While still in his teens Herrick began the study of wood engraving on his own; he also journeyed to Tennessee to work as a miniature portraitist. At the age of twenty he went to New York to study at the National Academy of Design, and within six months he was busily engaged in making book engravings for leading publishing houses, reproducing the works of noted painters and also doin? original engravings
In 1852 Herrick took a job as a teacher at the newly founded School of Design for Women, and four years later he became its principal. He was an early crusader for equal employment rights for women in the engraving profession. He left the school in 1858 to concentrate on his own work as an engraver, and during the Civil War he was a leading engraver for Harper’s Weekly .

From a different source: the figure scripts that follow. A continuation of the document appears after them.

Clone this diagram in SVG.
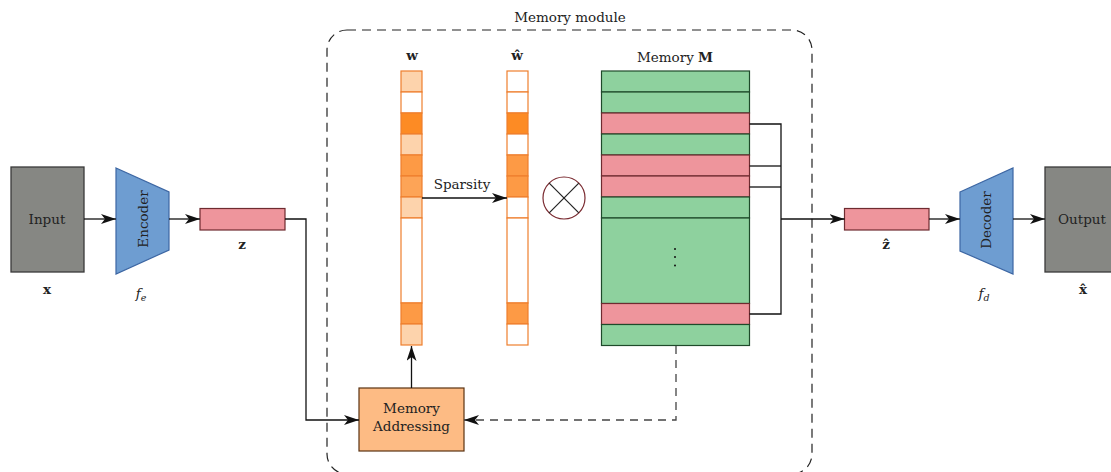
<svg xmlns="http://www.w3.org/2000/svg" width="1111" height="472" viewBox="0 0 1111 472">
<style>
text{font-family:"DejaVu Serif","Liberation Serif",serif;fill:#222;}
.lbl{font-size:13.5px;text-anchor:middle;}
.b{font-weight:bold;}
.it{font-style:italic;}
.gray{fill:#868783;stroke:#3a3a3a;stroke-width:1.3;}
.blue{fill:#6E9DD1;stroke:#3C66A3;stroke-width:1.2;}
.pink{fill:#EE959C;stroke:#6E2B30;stroke-width:1.2;}
.green{fill:#8ED19E;stroke:#1E4A2A;stroke-width:1.2;}
.cell{stroke:#EE7F2D;stroke-width:1.2;}
.wh{fill:#ffffff;}
.lt{fill:#FDD3AC;}
.dk{fill:#FD8B24;}
.md{fill:#FD9A45;}
.ml{fill:#FDA457;}
.conn{fill:none;stroke:#111;stroke-width:1.3;}
.dash{fill:none;stroke:#444;stroke-width:1.3;stroke-dasharray:8,6;}
</style>
<defs>
<marker id="ah" markerUnits="userSpaceOnUse" markerWidth="16" markerHeight="12" refX="15" refY="5" orient="auto">
<path d="M0,0 L15,5 L0,10 L4,5 z" fill="#111"/>
</marker>
</defs>

<!-- memory module frame -->
<g id="memory-module">
<rect x="327" y="30" width="485" height="444" rx="20" ry="20" fill="none" stroke="#222" stroke-width="1.2" stroke-dasharray="9,6"/>
<text class="lbl" x="570" y="22">Memory module</text>
</g>

<g id="input">
<rect class="gray" x="11" y="167" width="73" height="105"/>
<text class="lbl" x="47" y="224">Input</text>
<text class="lbl b" x="47" y="294">x</text>
</g>

<g id="encoder">
<polygon class="blue" points="116,168 169,192 169,250 116,274"/>
<text class="lbl" transform="translate(148,219) rotate(-90)">Encoder</text>
<text class="lbl it" x="141" y="298">f<tspan font-size="9.5" dy="3">e</tspan></text>
</g>

<g id="z">
<rect class="pink" x="200" y="208.5" width="85" height="21.5"/>
<text class="lbl b" x="242" y="249">z</text>
</g>

<g id="w">
<text class="lbl b" x="412" y="60">w</text>
<rect class="cell lt" x="401" y="71" width="21" height="21"/>
<rect class="cell wh" x="401" y="92" width="21" height="21"/>
<rect class="cell dk" x="401" y="113" width="21" height="21"/>
<rect class="cell lt" x="401" y="134" width="21" height="21"/>
<rect class="cell md" x="401" y="155" width="21" height="21"/>
<rect class="cell ml" x="401" y="176" width="21" height="21"/>
<rect class="cell lt" x="401" y="197" width="21" height="21"/>
<rect class="cell wh" x="401" y="218" width="21" height="85"/>
<rect class="cell md" x="401" y="303" width="21" height="21"/>
<rect class="cell lt" x="401" y="324" width="21" height="21"/>
</g>

<g id="w-hat">
<text class="lbl b" x="517" y="60">ŵ</text>
<rect class="cell wh" x="507" y="71" width="21" height="21"/>
<rect class="cell wh" x="507" y="92" width="21" height="21"/>
<rect class="cell dk" x="507" y="113" width="21" height="21"/>
<rect class="cell wh" x="507" y="134" width="21" height="21"/>
<rect class="cell md" x="507" y="155" width="21" height="21"/>
<rect class="cell md" x="507" y="176" width="21" height="21"/>
<rect class="cell wh" x="507" y="197" width="21" height="21"/>
<rect class="cell wh" x="507" y="218" width="21" height="85"/>
<rect class="cell md" x="507" y="303" width="21" height="21"/>
<rect class="cell wh" x="507" y="324" width="21" height="21"/>
</g>

<g id="product">
<circle cx="564" cy="198" r="21" fill="#fff" stroke="#7A2A30" stroke-width="1.2"/>
<line x1="549.2" y1="183.2" x2="578.8" y2="212.8" stroke="#222" stroke-width="1.2"/>
<line x1="578.8" y1="183.2" x2="549.2" y2="212.8" stroke="#222" stroke-width="1.2"/>
</g>

<g id="memory">
<text class="lbl" x="675" y="62">Memory <tspan class="b">M</tspan></text>
<rect class="green" x="601.5" y="71" width="148" height="21"/>
<rect class="green" x="601.5" y="92" width="148" height="21"/>
<rect class="pink" x="601.5" y="113" width="148" height="21"/>
<rect class="green" x="601.5" y="134" width="148" height="21"/>
<rect class="pink" x="601.5" y="155" width="148" height="21"/>
<rect class="pink" x="601.5" y="176" width="148" height="21"/>
<rect class="green" x="601.5" y="197" width="148" height="21"/>
<rect class="green" x="601.5" y="218" width="148" height="85.5"/>
<rect class="pink" x="601.5" y="303.5" width="148" height="21"/>
<rect class="green" x="601.5" y="324.5" width="148" height="21"/>
<circle cx="675" cy="249" r="1" fill="#111"/>
<circle cx="675" cy="257" r="1" fill="#111"/>
<circle cx="675" cy="265.5" r="1" fill="#111"/>
</g>

<g id="memory-addressing">
<rect x="359" y="388" width="105" height="63" fill="#FDBB84" stroke="#5A3212" stroke-width="1.2"/>
<text class="lbl" x="411.5" y="413">Memory</text>
<text class="lbl" x="411.5" y="431">Addressing</text>
</g>

<g id="z-hat">
<rect class="pink" x="844.5" y="208.5" width="84.5" height="21.5"/>
<text class="lbl b" x="886" y="249">ẑ</text>
</g>

<g id="decoder">
<polygon class="blue" points="960,192 1013,168 1013,274 960,251"/>
<text class="lbl" transform="translate(991,220) rotate(-90)">Decoder</text>
<text class="lbl it" x="984" y="298">f<tspan font-size="9.5" dy="3">d</tspan></text>
</g>

<g id="output">
<rect class="gray" x="1045" y="167" width="74" height="105"/>
<text class="lbl" x="1082" y="224">Output</text>
<text class="lbl b" x="1083" y="294">x̂</text>
</g>

<g id="connectors">
<line class="conn" x1="84" y1="219" x2="116" y2="219" marker-end="url(#ah)"/>
<line class="conn" x1="169" y1="219" x2="200" y2="219" marker-end="url(#ah)"/>
<polyline class="conn" points="285,219 306,219 306,420 359,420" marker-end="url(#ah)"/>
<line class="conn" x1="411.5" y1="388" x2="411.5" y2="346" marker-end="url(#ah)"/>
<line class="conn" x1="422" y1="198" x2="507" y2="198" marker-end="url(#ah)"/>
<text class="lbl" x="462" y="189">Sparsity</text>
<polyline class="dash" points="676,346 676,420 464,420" marker-end="url(#ah)"/>
<polyline class="conn" points="749.5,124 781,124 781,314 749.5,314"/>
<line class="conn" x1="749.5" y1="166" x2="781" y2="166"/>
<line class="conn" x1="749.5" y1="187" x2="781" y2="187"/>
<line class="conn" x1="781" y1="219" x2="844.5" y2="219" marker-end="url(#ah)"/>
<line class="conn" x1="929" y1="219" x2="960" y2="219" marker-end="url(#ah)"/>
<line class="conn" x1="1013" y1="219" x2="1045" y2="219" marker-end="url(#ah)"/>
</g>
</svg>
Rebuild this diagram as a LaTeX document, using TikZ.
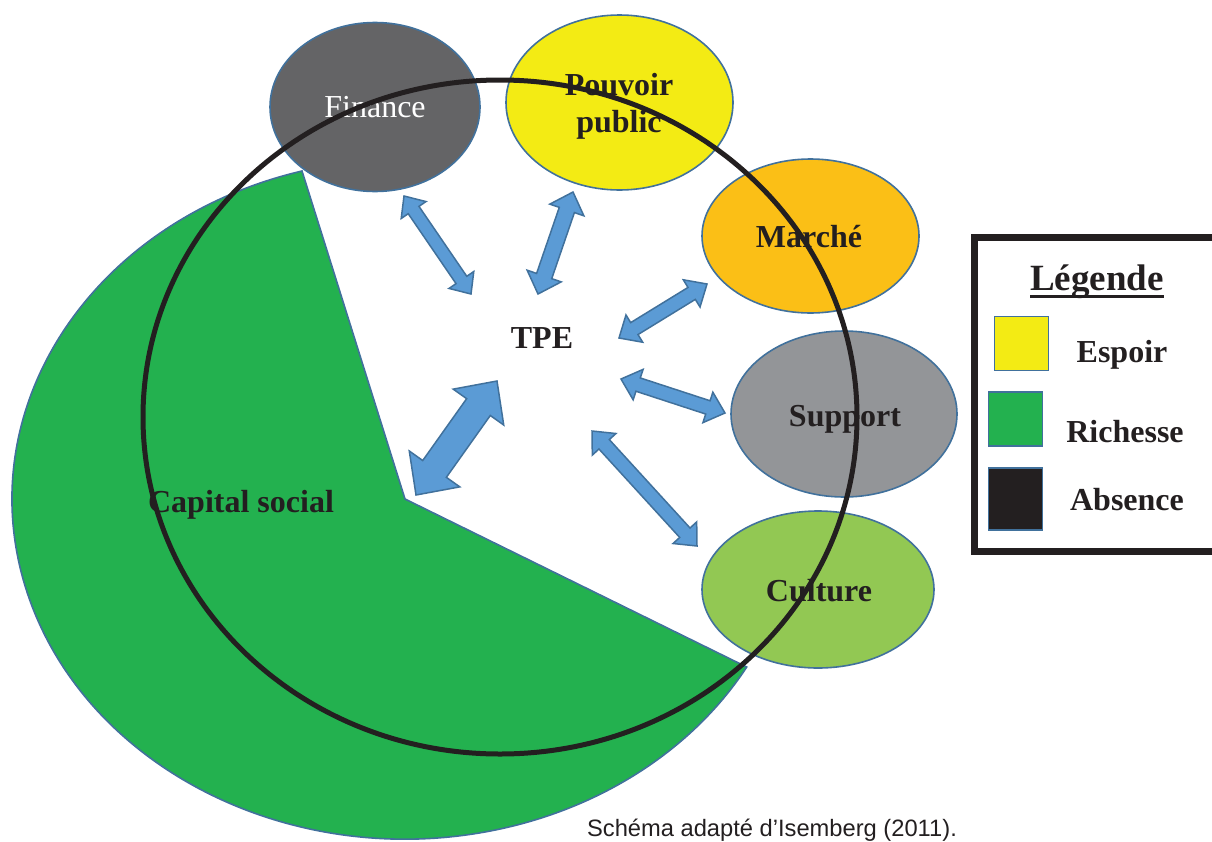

Herrick continued his work as an engraver for New York and Boston publishing firms upon his return to Manchester after the war. Then, in 1875, he at last found the time to devote his skills to an art medium then in vogue in England and just gaining popularity among American painters: water color.
Typically, Herrick painted a subject by first drawing its outline in pencil or India ink; next he applied a clear water-color wash over various parts of it, and finally accented certain features in strong touches of color. No mere landscapist, he animated his paintings with people who were not passive onlookers but drove carriages, rowed boats, herded cows, strolled along, or dallied in conversation.
Despite his prominence as an engraver and the high quality of his water colors, Herrick, who died in 1906, would be largely forgotten today were it not for the Manchester Historic Association, which recently exhibited his works. We are indebted to its director, Virginia Gerken Plisko, and to David Brooke, director of the noted Currier Gallery of Art in Manchester, for information about Herrick’s career.